Task statement: How many lines of these entries include the string "this"? State the number alone.

━━━━━━━━━━━━━━━━

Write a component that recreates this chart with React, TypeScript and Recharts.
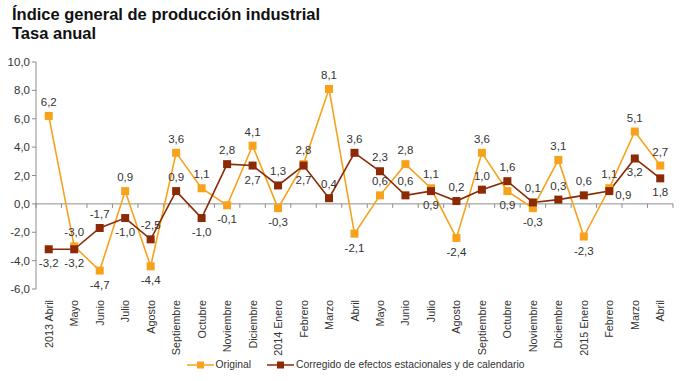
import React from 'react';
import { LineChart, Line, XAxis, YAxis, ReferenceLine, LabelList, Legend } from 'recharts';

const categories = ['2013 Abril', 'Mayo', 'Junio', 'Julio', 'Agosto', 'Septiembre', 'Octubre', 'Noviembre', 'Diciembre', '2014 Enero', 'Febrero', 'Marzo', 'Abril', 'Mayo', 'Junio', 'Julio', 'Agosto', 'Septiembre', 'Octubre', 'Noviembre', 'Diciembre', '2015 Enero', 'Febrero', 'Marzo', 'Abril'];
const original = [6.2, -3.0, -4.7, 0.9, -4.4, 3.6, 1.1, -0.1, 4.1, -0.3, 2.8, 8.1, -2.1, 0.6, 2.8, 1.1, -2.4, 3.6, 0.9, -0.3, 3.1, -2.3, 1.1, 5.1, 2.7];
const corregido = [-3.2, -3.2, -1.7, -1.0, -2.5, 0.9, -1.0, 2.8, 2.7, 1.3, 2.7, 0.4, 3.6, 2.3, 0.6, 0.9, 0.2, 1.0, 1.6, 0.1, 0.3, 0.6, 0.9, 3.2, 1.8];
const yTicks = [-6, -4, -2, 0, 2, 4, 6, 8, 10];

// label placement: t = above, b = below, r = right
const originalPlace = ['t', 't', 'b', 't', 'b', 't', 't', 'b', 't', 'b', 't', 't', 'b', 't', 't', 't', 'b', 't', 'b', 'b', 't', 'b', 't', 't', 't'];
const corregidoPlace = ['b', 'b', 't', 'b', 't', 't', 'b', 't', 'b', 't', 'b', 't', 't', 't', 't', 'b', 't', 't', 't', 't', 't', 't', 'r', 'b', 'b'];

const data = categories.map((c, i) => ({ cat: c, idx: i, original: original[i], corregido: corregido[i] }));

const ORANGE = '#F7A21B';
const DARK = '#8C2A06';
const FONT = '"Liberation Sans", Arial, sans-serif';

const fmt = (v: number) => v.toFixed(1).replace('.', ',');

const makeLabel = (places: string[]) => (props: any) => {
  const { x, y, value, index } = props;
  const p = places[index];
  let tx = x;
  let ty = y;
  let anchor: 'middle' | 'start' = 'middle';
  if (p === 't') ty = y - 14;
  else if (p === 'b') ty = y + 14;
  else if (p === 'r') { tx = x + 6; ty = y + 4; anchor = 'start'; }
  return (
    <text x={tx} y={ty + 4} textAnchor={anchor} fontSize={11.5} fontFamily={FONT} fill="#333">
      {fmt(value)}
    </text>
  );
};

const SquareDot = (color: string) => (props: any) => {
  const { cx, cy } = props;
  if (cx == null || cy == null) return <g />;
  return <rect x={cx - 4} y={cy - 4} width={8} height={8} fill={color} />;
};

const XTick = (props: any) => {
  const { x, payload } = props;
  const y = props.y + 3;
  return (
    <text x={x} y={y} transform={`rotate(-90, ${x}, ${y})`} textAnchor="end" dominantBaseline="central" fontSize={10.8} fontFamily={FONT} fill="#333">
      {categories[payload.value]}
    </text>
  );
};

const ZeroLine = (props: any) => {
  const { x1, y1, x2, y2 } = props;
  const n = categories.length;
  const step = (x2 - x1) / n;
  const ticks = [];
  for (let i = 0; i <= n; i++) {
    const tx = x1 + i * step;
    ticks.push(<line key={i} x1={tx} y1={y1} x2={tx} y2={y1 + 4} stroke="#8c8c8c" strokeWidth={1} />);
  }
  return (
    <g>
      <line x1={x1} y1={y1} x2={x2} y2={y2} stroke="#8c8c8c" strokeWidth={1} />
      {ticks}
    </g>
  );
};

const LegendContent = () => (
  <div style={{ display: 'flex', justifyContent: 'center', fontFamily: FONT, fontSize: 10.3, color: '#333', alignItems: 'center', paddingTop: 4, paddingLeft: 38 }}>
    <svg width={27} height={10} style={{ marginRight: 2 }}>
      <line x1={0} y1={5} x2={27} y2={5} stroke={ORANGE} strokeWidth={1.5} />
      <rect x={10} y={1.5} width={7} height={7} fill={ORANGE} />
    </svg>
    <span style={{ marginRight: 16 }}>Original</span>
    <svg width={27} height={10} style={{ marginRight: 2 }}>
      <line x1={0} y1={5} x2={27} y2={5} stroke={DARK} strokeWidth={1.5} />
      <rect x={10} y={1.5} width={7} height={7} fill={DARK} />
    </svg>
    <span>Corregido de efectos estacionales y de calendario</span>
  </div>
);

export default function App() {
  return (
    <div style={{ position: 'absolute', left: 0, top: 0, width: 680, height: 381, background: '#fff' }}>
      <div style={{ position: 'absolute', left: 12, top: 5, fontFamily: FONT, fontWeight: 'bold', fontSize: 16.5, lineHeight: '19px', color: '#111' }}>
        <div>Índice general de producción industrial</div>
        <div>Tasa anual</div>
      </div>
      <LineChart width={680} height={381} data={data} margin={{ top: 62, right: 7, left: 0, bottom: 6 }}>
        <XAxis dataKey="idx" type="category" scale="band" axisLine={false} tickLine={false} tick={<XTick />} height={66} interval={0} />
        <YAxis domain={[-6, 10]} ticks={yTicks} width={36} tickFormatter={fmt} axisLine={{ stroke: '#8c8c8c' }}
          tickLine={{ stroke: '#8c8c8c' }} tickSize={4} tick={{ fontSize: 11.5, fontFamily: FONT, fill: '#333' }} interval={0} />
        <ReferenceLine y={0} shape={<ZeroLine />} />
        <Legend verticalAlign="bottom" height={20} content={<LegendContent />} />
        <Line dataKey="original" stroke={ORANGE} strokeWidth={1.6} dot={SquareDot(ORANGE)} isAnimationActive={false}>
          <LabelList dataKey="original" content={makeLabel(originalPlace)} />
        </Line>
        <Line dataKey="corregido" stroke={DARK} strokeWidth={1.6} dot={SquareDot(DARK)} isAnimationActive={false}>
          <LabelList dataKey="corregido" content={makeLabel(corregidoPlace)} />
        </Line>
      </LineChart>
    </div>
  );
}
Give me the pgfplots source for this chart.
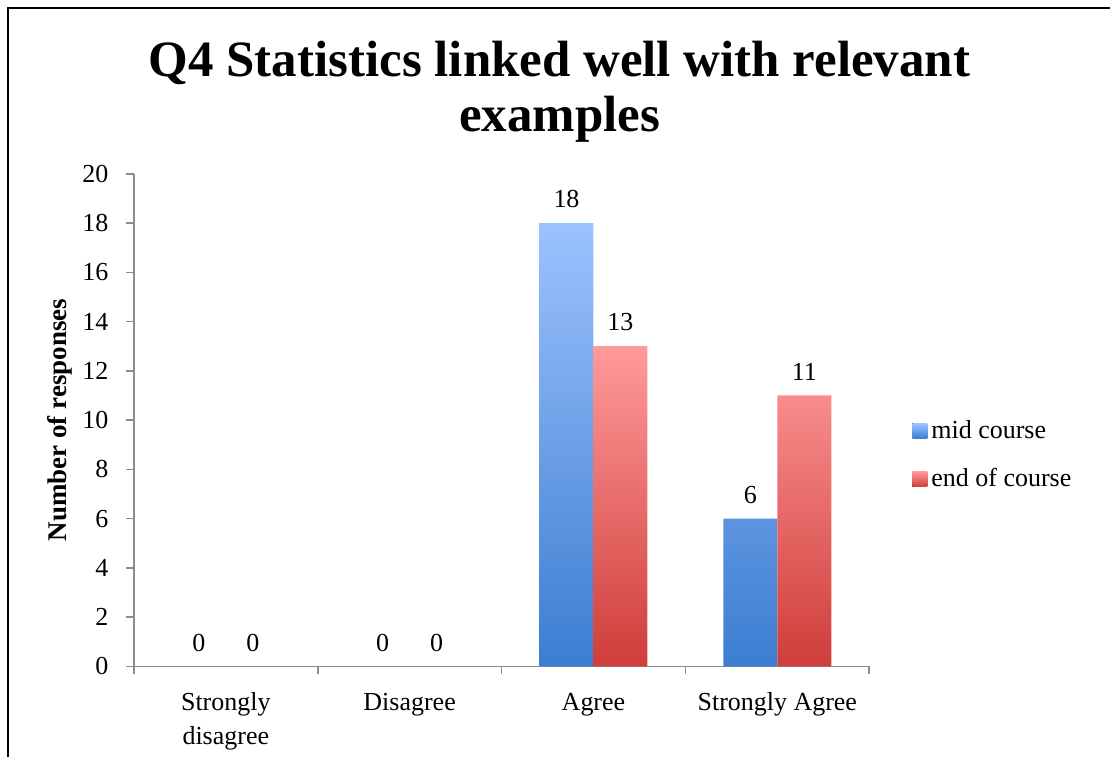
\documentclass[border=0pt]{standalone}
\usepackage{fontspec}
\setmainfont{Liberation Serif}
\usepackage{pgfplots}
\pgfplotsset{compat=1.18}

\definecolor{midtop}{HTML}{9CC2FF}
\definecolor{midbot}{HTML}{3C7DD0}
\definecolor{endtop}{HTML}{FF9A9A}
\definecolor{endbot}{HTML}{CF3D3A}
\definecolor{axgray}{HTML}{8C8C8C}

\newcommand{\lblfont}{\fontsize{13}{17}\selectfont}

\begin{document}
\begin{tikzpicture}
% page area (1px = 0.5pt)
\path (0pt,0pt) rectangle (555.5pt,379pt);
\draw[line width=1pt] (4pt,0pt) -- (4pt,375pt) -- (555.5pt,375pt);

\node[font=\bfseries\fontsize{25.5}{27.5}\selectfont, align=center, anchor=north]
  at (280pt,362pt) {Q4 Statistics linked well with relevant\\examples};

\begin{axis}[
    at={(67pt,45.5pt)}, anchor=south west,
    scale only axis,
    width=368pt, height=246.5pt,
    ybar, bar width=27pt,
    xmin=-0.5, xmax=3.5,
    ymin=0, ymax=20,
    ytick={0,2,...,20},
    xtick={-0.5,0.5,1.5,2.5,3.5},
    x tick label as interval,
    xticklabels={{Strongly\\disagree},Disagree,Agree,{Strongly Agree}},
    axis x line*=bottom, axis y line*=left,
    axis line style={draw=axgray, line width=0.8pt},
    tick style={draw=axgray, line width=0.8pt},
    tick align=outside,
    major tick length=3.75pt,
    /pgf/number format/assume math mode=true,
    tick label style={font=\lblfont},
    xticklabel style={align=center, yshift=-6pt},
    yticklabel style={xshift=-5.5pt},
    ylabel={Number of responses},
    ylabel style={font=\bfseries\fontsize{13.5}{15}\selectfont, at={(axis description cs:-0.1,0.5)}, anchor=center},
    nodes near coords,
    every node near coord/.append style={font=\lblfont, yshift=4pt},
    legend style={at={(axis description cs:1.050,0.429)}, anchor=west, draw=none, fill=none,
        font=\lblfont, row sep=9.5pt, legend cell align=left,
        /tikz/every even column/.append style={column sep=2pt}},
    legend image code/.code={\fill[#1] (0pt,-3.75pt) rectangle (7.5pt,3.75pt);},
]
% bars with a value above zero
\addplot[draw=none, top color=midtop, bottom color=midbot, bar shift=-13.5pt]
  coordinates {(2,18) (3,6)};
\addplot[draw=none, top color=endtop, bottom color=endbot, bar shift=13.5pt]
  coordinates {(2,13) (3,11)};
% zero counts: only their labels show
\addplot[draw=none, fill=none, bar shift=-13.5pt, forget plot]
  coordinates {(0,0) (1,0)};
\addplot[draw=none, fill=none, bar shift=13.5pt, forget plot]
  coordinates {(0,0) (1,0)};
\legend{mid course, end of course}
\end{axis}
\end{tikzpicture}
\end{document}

━━━━━━━━━━━━━━━━

Exercise answer: 2